In June 2016, State Trooper Robert Wareham came upon Steven Oller’s car parked on the side of the road, with Oller outside. Wareham described Oller as shaking, with dilated pupils and bloodshot eyes. Oller was forcibly subdued, cuffed, placed in a patrol car, and driven to a hospital for blood testing.

During the incident, Oller called a trooper with a Latino last name a “wetback,” stated that he did not “speak kielbasa,” and spoke of another trooper having anal and oral sex with men. Oller was charged with a slew of offenses, including harassment and ethnic intimidation.

In August 2016, the police handcuffed Seneca Payne at home and drove him to a hospital for a “welfare check” when a neighbor reported that Payne had been drunk and talked of hurting himself. On the way, Payne said to one trooper, “Are you a citizen?”, “nigger,” “Go back to your country Ghandi motherfucker,” and “gook mother fucker.” Payne was charged with misdemeanor resisting arrest, fighting, and ethnic intimidation.

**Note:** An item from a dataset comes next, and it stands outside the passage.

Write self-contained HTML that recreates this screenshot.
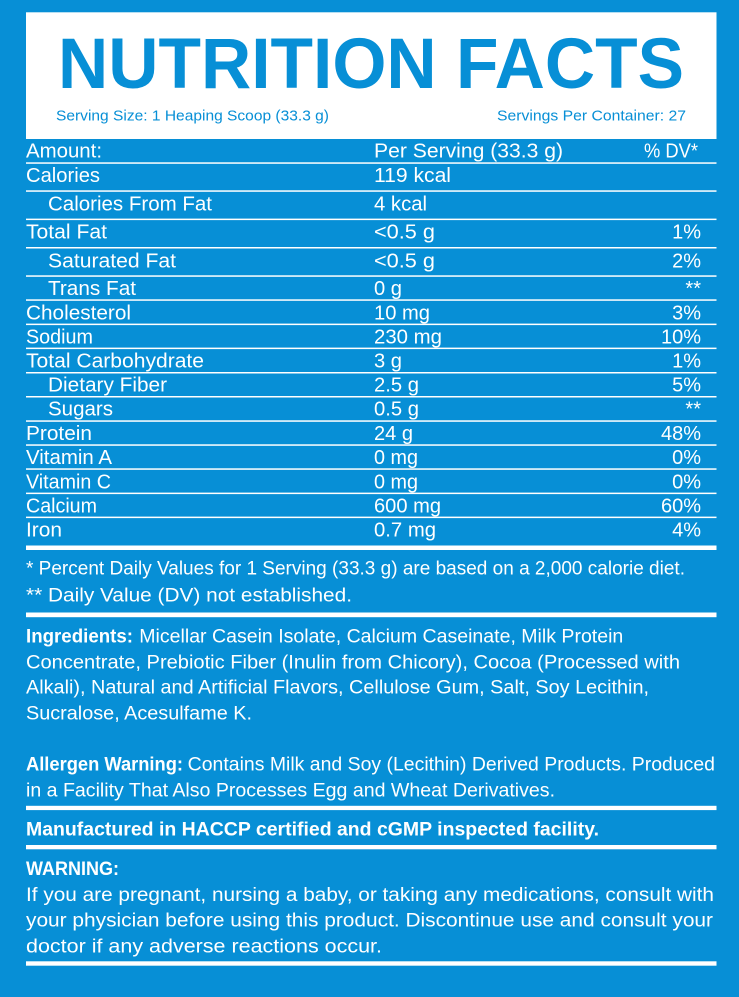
<!DOCTYPE html>
<html>
<head>
<meta charset="utf-8">
<style>
html,body{margin:0;padding:0;background:#078fd6;}
svg{display:block;}
text{font-family:"Liberation Sans",Arial,sans-serif;fill:#fff;}
.b{font-weight:bold;}
.t{font-size:20px;}
.p{font-size:19px;}
</style>
</head>
<body>
<svg width="739" height="997" viewBox="0 0 739 997" xmlns="http://www.w3.org/2000/svg">
<rect x="0" y="0" width="739" height="997" fill="#078fd6"/>
<!-- header box -->
<rect x="26" y="12.3" width="690.5" height="126.7" fill="#ffffff"/>
<text x="58" y="88" class="b" font-size="71" style="fill:#078fd6" textLength="626" lengthAdjust="spacingAndGlyphs">NUTRITION FACTS</text>
<text x="56" y="120.5" font-size="14.5" style="fill:#078fd6" textLength="273" lengthAdjust="spacingAndGlyphs">Serving Size: 1 Heaping Scoop (33.3 g)</text>
<text x="497" y="120.5" font-size="14.5" style="fill:#078fd6" textLength="189" lengthAdjust="spacingAndGlyphs">Servings Per Container: 27</text>

<!-- thin lines -->
<g fill="#ffffff">
<rect x="26" y="162.3" width="690.5" height="1.5"/>
<rect x="26" y="190.3" width="690.5" height="1.5"/>
<rect x="26" y="218.6" width="690.5" height="1.5"/>
<rect x="26" y="247" width="690.5" height="1.5"/>
<rect x="26" y="275.3" width="690.5" height="1.5"/>
<rect x="26" y="299.3" width="690.5" height="1.5"/>
<rect x="26" y="323.6" width="690.5" height="1.5"/>
<rect x="26" y="347.6" width="690.5" height="1.5"/>
<rect x="26" y="372" width="690.5" height="1.5"/>
<rect x="26" y="396" width="690.5" height="1.5"/>
<rect x="26" y="420.3" width="690.5" height="1.5"/>
<rect x="26" y="444.3" width="690.5" height="1.5"/>
<rect x="26" y="468.3" width="690.5" height="1.5"/>
<rect x="26" y="492.6" width="690.5" height="1.5"/>
<rect x="26" y="516.6" width="690.5" height="1.5"/>
<!-- thick lines -->
<rect x="26" y="545.5" width="690.5" height="4.5"/>
<rect x="26" y="612.5" width="690.5" height="4.7"/>
<rect x="26" y="805.8" width="690.5" height="4.3"/>
<rect x="26" y="845" width="690.5" height="4.3"/>
<rect x="26" y="961.3" width="690.5" height="4.4"/>
</g>

<!-- table header -->
<text class="t" x="26" y="157.5" textLength="76" lengthAdjust="spacingAndGlyphs">Amount:</text>
<text class="t" x="374" y="157.5" textLength="189" lengthAdjust="spacingAndGlyphs">Per Serving (33.3 g)</text>
<text class="t" x="644" y="157.5" textLength="54" lengthAdjust="spacingAndGlyphs">% DV*</text>

<!-- left labels -->
<text class="t" x="26" y="182" textLength="74" lengthAdjust="spacingAndGlyphs">Calories</text>
<text class="t" x="48" y="210.7" textLength="164" lengthAdjust="spacingAndGlyphs">Calories From Fat</text>
<text class="t" x="26" y="238.5" textLength="81" lengthAdjust="spacingAndGlyphs">Total Fat</text>
<text class="t" x="48" y="267.3" textLength="128" lengthAdjust="spacingAndGlyphs">Saturated Fat</text>
<text class="t" x="48" y="295" textLength="88" lengthAdjust="spacingAndGlyphs">Trans Fat</text>
<text class="t" x="26" y="319.3" textLength="105" lengthAdjust="spacingAndGlyphs">Cholesterol</text>
<text class="t" x="26" y="343.3" textLength="67" lengthAdjust="spacingAndGlyphs">Sodium</text>
<text class="t" x="26" y="367.3" textLength="178" lengthAdjust="spacingAndGlyphs">Total Carbohydrate</text>
<text class="t" x="48" y="391.7" textLength="119" lengthAdjust="spacingAndGlyphs">Dietary Fiber</text>
<text class="t" x="48" y="415.7" textLength="65" lengthAdjust="spacingAndGlyphs">Sugars</text>
<text class="t" x="26" y="440" textLength="66" lengthAdjust="spacingAndGlyphs">Protein</text>
<text class="t" x="26" y="464" textLength="86" lengthAdjust="spacingAndGlyphs">Vitamin A</text>
<text class="t" x="26" y="488.3" textLength="85" lengthAdjust="spacingAndGlyphs">Vitamin C</text>
<text class="t" x="26" y="512.7" textLength="71" lengthAdjust="spacingAndGlyphs">Calcium</text>
<text class="t" x="26" y="536.7" textLength="36" lengthAdjust="spacingAndGlyphs">Iron</text>

<!-- values -->
<text class="t" x="374" y="182" textLength="77" lengthAdjust="spacingAndGlyphs">119 kcal</text>
<text class="t" x="374" y="210.7" textLength="53" lengthAdjust="spacingAndGlyphs">4 kcal</text>
<text class="t" x="374" y="238.5" textLength="61" lengthAdjust="spacingAndGlyphs">&lt;0.5 g</text>
<text class="t" x="374" y="267.3" textLength="61" lengthAdjust="spacingAndGlyphs">&lt;0.5 g</text>
<text class="t" x="374" y="295" textLength="28" lengthAdjust="spacingAndGlyphs">0 g</text>
<text class="t" x="374" y="319.3" textLength="56" lengthAdjust="spacingAndGlyphs">10 mg</text>
<text class="t" x="374" y="343.3" textLength="68" lengthAdjust="spacingAndGlyphs">230 mg</text>
<text class="t" x="374" y="367.3" textLength="28" lengthAdjust="spacingAndGlyphs">3 g</text>
<text class="t" x="374" y="391.7" textLength="45" lengthAdjust="spacingAndGlyphs">2.5 g</text>
<text class="t" x="374" y="415.7" textLength="45" lengthAdjust="spacingAndGlyphs">0.5 g</text>
<text class="t" x="374" y="440" textLength="39" lengthAdjust="spacingAndGlyphs">24 g</text>
<text class="t" x="374" y="464" textLength="44" lengthAdjust="spacingAndGlyphs">0 mg</text>
<text class="t" x="374" y="488.3" textLength="44" lengthAdjust="spacingAndGlyphs">0 mg</text>
<text class="t" x="374" y="512.7" textLength="67" lengthAdjust="spacingAndGlyphs">600 mg</text>
<text class="t" x="374" y="536.7" textLength="62" lengthAdjust="spacingAndGlyphs">0.7 mg</text>

<!-- %DV -->
<g text-anchor="end">
<text class="t" x="701" y="238.5">1%</text>
<text class="t" x="701" y="267.3">2%</text>
<text class="t" x="701" y="295">**</text>
<text class="t" x="701" y="319.3">3%</text>
<text class="t" x="701" y="343.3">10%</text>
<text class="t" x="701" y="367.3">1%</text>
<text class="t" x="701" y="391.7">5%</text>
<text class="t" x="701" y="415.7">**</text>
<text class="t" x="701" y="440">48%</text>
<text class="t" x="701" y="464">0%</text>
<text class="t" x="701" y="488.3">0%</text>
<text class="t" x="701" y="512.7">60%</text>
<text class="t" x="701" y="536.7">4%</text>
</g>

<!-- footnotes -->
<text class="p" x="26" y="574.3" textLength="659" lengthAdjust="spacingAndGlyphs">* Percent Daily Values for 1 Serving (33.3 g) are based on a 2,000 calorie diet.</text>
<text class="p" x="26" y="601.7" textLength="326" lengthAdjust="spacingAndGlyphs">** Daily Value (DV) not established.</text>

<!-- ingredients -->
<text class="p b" x="26" y="642.3" textLength="107" lengthAdjust="spacingAndGlyphs">Ingredients:</text>
<text class="p" x="139.3" y="642.3" textLength="484" lengthAdjust="spacingAndGlyphs">Micellar Casein Isolate, Calcium Caseinate, Milk Protein</text>
<text class="p" x="26" y="668.3" textLength="654" lengthAdjust="spacingAndGlyphs">Concentrate, Prebiotic Fiber (Inulin from Chicory), Cocoa (Processed with</text>
<text class="p" x="26" y="693.5" textLength="623" lengthAdjust="spacingAndGlyphs">Alkali), Natural and Artificial Flavors, Cellulose Gum, Salt, Soy Lecithin,</text>
<text class="p" x="26" y="719.3" textLength="226" lengthAdjust="spacingAndGlyphs">Sucralose, Acesulfame K.</text>

<!-- allergen -->
<text class="p b" x="26" y="770.7" textLength="157" lengthAdjust="spacingAndGlyphs">Allergen Warning:</text>
<text class="p" x="187.7" y="770.7" textLength="527.3" lengthAdjust="spacingAndGlyphs">Contains Milk and Soy (Lecithin) Derived Products. Produced</text>
<text class="p" x="26" y="796.7" textLength="529" lengthAdjust="spacingAndGlyphs">in a Facility That Also Processes Egg and Wheat Derivatives.</text>

<!-- manufactured -->
<text class="p b" x="26" y="835.7" textLength="573" lengthAdjust="spacingAndGlyphs">Manufactured in HACCP certified and cGMP inspected facility.</text>

<!-- warning -->
<text class="p b" x="26" y="875" textLength="93" lengthAdjust="spacingAndGlyphs">WARNING:</text>
<text class="p" x="26" y="901" textLength="688" lengthAdjust="spacingAndGlyphs">If you are pregnant, nursing a baby, or taking any medications, consult with</text>
<text class="p" x="26" y="926.7" textLength="687" lengthAdjust="spacingAndGlyphs">your physician before using this product. Discontinue use and consult your</text>
<text class="p" x="26" y="952.3" textLength="356" lengthAdjust="spacingAndGlyphs">doctor if any adverse reactions occur.</text>
</svg>
</body>
</html>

In September 2016, Robbie Sanderson was arrested when employees at a CVS claimed he was shoplifting. After he had been cuffed and placed in a police car, he called the arresting officer a “mother fucker,” a “fucking militant,” a “fucking skinhead,” and “Gestapo.” At the station, Sanderson called the chief of police a “fat motherfucker” and made violent threats while in his cell. The arresting officer charged Sanderson with terroristic threats and ethnic intimidation — but never said why he thought the “threats” were motivated by bias.

These people said awful things to the police, but they all were handcuffed and far from threatening. We expect our police to be thick-skinned because their job is, by definition, dealing with people at their worst. That’s not an original thought — the courts have said so for years.

In 1974, in Lewis v. New Orleans, the Supreme Court struck down a city ordinance that made it a crime “for any person wantonly to curse or revile or to use obscene or opprobrious language toward or with reference to” a city officer. The court said, “A properly trained police officer may reasonably be expected to exercise a higher degree of restraint” than the average citizen when insulted. Thirteen years later, the court, citing Lewis, struck down a Houston ordinance that made it a crime to “oppose . . . or interrupt any policeman” in the performance of his duties.

In Pennsylvania, as in many other states, an ethnic intimidation charge is an “up charge,” meaning the suspect faces harsher discipline under the law. Robbie Sanderson, for example, was charged with “terroristic threats,” a first-degree misdemeanor. The additional ethnic intimidation charge, however, is a third-degree felony that carries a maximum of sentence of seven years’ incarceration. That was Sanderson’s only felony that day.

Oller’s and Payne’s misdemeanor ethnic intimidation charges could get them each a year in jail. Amoroso was given a second-degree felony for hitting one of the officers who tackled her. But the charge for what she said is a first-degree felony, with a potential sentence of 20 years’ incarceration.

Hate crime laws are supposed to deter and punish crimes that target people for who they are and make the world safer for communities that suffer from discrimination.

Sanderson, Oller, Amoroso, and Payne resisted arrest, both physically and verbally, because they didn’t want to be arrested — not because of the color of the officers’ skin. Charging them with ethnic intimidation and threatening them with years of prison for their words does not make the world safer for anyone.

Hate crime charges should be reserved for the serious crimes they were intended to address, not used by police seeking to punish people for disrespect. As Supreme Court Justice William Brennan said: “The freedom of individuals verbally to oppose or challenge police action without thereby risking arrest is one of the principal characteristics by which we distinguish a free nation from a police state.”